The short-range ballistic missile that North Korea fired on Monday was assumed to be a Scud series missile that was originally designed by the Soviet and then developed into a weapon by Nazis. Scud was used to refer to a specific missile by NATO during the cold war, "the R-11, a Soviet theater-range weapon intended to strike targets in Western Europe," according to Air & Space Magazine.

"Scuds were manufactured by the Votkinsk Machine Building Plant from 1959 to 1984. Today, however, 'Scud' is like 'Kleenex' and 'Xerox,' brand names that are used to refer, generically, to all similar products. In this case, the product is any single-stage, storable-propellant military rocket with a range of between 186 and 372 miles," the magazine reported.

Moreover, the magazine also specified that all Scud-derived missiles are "mainly terror weapons."

On Monday, South Korea and Japan protested the missile launch. The recent missile tests from North Korea indicate that it has been making progress towards developing missiles capable of carrying warheads and also nuclear weapons that can reach U.S. military bases, observers have said.

In March, North Korea launched four missiles at once, of which three landed within the range of Japan’s economic zone.
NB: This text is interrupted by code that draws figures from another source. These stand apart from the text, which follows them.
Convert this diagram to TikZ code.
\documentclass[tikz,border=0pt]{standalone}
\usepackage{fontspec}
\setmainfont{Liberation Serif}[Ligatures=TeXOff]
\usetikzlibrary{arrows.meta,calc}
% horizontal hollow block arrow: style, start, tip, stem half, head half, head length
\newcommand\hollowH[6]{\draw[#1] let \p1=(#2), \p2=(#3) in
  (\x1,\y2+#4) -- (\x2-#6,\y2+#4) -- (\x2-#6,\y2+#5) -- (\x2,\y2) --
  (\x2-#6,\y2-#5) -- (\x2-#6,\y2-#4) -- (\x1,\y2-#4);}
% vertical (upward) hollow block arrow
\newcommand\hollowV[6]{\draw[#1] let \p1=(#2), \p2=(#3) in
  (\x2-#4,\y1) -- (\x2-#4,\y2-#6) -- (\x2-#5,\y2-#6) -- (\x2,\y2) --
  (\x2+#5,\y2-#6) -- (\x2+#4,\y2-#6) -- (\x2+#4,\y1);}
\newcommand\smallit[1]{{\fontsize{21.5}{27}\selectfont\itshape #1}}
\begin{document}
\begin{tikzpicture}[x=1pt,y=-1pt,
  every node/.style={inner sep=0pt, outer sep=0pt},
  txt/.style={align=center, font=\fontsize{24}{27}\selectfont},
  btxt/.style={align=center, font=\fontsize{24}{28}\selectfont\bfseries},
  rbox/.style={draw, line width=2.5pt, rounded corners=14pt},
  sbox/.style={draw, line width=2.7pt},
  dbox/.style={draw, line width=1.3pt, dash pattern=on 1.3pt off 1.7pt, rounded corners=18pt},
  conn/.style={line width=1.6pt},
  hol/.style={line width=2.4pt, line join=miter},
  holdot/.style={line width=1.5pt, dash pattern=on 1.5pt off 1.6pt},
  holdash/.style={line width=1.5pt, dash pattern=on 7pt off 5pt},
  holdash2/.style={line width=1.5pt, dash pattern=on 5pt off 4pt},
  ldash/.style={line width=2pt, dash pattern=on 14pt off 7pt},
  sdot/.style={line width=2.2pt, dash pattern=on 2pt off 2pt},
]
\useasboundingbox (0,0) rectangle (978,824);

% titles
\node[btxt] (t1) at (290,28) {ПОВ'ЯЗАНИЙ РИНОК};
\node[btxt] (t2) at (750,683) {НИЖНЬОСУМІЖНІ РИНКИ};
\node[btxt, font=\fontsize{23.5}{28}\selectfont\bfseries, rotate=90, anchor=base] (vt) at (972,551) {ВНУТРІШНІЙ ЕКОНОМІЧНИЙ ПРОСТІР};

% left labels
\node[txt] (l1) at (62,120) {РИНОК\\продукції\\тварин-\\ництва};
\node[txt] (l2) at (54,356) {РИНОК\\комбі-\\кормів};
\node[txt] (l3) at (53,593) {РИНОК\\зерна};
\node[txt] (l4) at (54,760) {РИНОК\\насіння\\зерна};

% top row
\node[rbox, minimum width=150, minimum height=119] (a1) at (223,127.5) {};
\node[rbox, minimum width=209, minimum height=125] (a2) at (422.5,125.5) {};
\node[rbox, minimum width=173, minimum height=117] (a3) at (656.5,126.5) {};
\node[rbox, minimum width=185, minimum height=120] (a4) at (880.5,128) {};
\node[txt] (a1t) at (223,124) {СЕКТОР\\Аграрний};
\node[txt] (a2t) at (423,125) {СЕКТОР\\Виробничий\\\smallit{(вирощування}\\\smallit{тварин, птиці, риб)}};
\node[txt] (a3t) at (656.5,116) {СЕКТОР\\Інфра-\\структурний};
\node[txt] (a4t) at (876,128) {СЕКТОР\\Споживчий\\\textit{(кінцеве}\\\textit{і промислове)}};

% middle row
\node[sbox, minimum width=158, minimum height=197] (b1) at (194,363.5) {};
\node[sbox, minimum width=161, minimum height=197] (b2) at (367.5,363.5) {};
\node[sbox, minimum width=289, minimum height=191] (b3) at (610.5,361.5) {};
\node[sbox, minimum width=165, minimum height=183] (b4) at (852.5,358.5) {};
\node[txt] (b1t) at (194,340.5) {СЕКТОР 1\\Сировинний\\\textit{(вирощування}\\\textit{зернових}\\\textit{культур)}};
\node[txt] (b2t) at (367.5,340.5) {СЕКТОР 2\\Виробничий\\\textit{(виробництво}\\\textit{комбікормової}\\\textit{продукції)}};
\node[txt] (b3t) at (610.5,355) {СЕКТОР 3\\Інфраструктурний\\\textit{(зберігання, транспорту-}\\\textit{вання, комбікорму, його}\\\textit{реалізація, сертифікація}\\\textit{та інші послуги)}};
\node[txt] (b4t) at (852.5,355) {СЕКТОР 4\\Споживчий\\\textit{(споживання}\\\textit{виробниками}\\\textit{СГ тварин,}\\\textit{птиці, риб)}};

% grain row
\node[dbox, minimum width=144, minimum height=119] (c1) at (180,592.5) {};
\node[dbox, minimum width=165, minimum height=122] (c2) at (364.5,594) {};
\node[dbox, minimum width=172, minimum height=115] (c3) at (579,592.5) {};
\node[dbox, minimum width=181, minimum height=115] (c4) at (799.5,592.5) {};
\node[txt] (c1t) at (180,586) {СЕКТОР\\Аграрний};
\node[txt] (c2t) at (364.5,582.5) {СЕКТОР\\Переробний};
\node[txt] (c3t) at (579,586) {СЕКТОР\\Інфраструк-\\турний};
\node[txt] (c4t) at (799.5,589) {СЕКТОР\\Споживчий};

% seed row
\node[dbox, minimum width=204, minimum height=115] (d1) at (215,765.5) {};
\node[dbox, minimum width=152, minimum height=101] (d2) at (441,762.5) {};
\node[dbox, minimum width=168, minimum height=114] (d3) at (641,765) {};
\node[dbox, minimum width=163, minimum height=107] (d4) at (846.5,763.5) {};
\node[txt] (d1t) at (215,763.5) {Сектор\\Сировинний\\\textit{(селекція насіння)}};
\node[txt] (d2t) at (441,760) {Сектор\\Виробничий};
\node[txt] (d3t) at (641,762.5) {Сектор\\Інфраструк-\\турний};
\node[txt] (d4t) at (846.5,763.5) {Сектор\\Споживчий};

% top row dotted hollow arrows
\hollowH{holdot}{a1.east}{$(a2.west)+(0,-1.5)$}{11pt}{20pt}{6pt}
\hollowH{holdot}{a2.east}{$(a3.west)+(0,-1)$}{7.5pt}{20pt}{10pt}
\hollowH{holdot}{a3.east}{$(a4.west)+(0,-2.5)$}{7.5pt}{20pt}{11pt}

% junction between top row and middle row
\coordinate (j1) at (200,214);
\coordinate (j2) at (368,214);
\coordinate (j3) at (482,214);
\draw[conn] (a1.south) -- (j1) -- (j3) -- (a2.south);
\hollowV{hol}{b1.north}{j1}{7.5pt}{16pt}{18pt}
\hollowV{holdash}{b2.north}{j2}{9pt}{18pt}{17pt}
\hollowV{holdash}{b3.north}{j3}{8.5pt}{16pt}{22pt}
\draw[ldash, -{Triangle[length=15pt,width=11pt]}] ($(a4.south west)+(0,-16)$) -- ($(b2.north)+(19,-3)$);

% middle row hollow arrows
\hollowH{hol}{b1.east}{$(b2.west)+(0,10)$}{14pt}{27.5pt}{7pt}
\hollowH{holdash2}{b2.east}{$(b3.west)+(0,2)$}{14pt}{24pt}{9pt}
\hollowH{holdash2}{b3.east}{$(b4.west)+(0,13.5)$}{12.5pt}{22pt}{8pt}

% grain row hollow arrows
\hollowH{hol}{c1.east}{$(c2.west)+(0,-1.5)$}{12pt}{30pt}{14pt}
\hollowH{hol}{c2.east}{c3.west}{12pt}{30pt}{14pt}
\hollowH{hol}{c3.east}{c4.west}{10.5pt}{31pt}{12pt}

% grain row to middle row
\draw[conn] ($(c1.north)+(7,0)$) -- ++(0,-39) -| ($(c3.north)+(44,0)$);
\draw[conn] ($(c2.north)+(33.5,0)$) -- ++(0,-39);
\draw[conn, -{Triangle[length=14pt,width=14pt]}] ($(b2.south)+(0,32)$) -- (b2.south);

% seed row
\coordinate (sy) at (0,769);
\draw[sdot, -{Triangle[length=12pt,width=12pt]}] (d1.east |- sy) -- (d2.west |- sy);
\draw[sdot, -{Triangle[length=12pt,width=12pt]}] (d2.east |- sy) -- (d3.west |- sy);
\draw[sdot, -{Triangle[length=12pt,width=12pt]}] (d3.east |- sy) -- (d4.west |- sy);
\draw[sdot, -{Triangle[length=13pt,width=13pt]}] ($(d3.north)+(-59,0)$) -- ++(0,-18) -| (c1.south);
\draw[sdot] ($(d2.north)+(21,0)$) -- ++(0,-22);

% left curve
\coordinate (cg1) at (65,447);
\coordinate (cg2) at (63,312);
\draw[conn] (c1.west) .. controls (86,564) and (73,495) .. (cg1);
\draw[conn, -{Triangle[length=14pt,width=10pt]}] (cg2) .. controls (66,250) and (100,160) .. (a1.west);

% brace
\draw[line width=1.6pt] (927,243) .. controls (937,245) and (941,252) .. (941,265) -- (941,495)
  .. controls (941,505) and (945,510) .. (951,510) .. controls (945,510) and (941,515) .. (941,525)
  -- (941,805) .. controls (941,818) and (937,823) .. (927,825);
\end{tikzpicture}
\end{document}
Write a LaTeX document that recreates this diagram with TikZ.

The launches raised serious concerns that the North Korean government, led by Kim Jong Un, has developed the ability to pose a greater threat to its neighbors and its weapons have the potential to overwhelm missile defense systems.

The White House said that President Donald Trump had been briefed on the launch of the missile.

When asked about the consequences of a military conflict with North Korea if diplomacy failed, U.S. Defense Secretary Jim Mattis warned Sunday it would "probably be the worst kind of fighting in most people's lifetimes."

"The North Korean regime has hundreds of artillery cannons and rocket launchers within the range of one of the most densely populated cities on Earth, which is the capital of South Korea," Mattis told CBS News program "Face the Nation" on Sunday.

"And in the event of war, they would bring danger to China and to Russia as well," he added.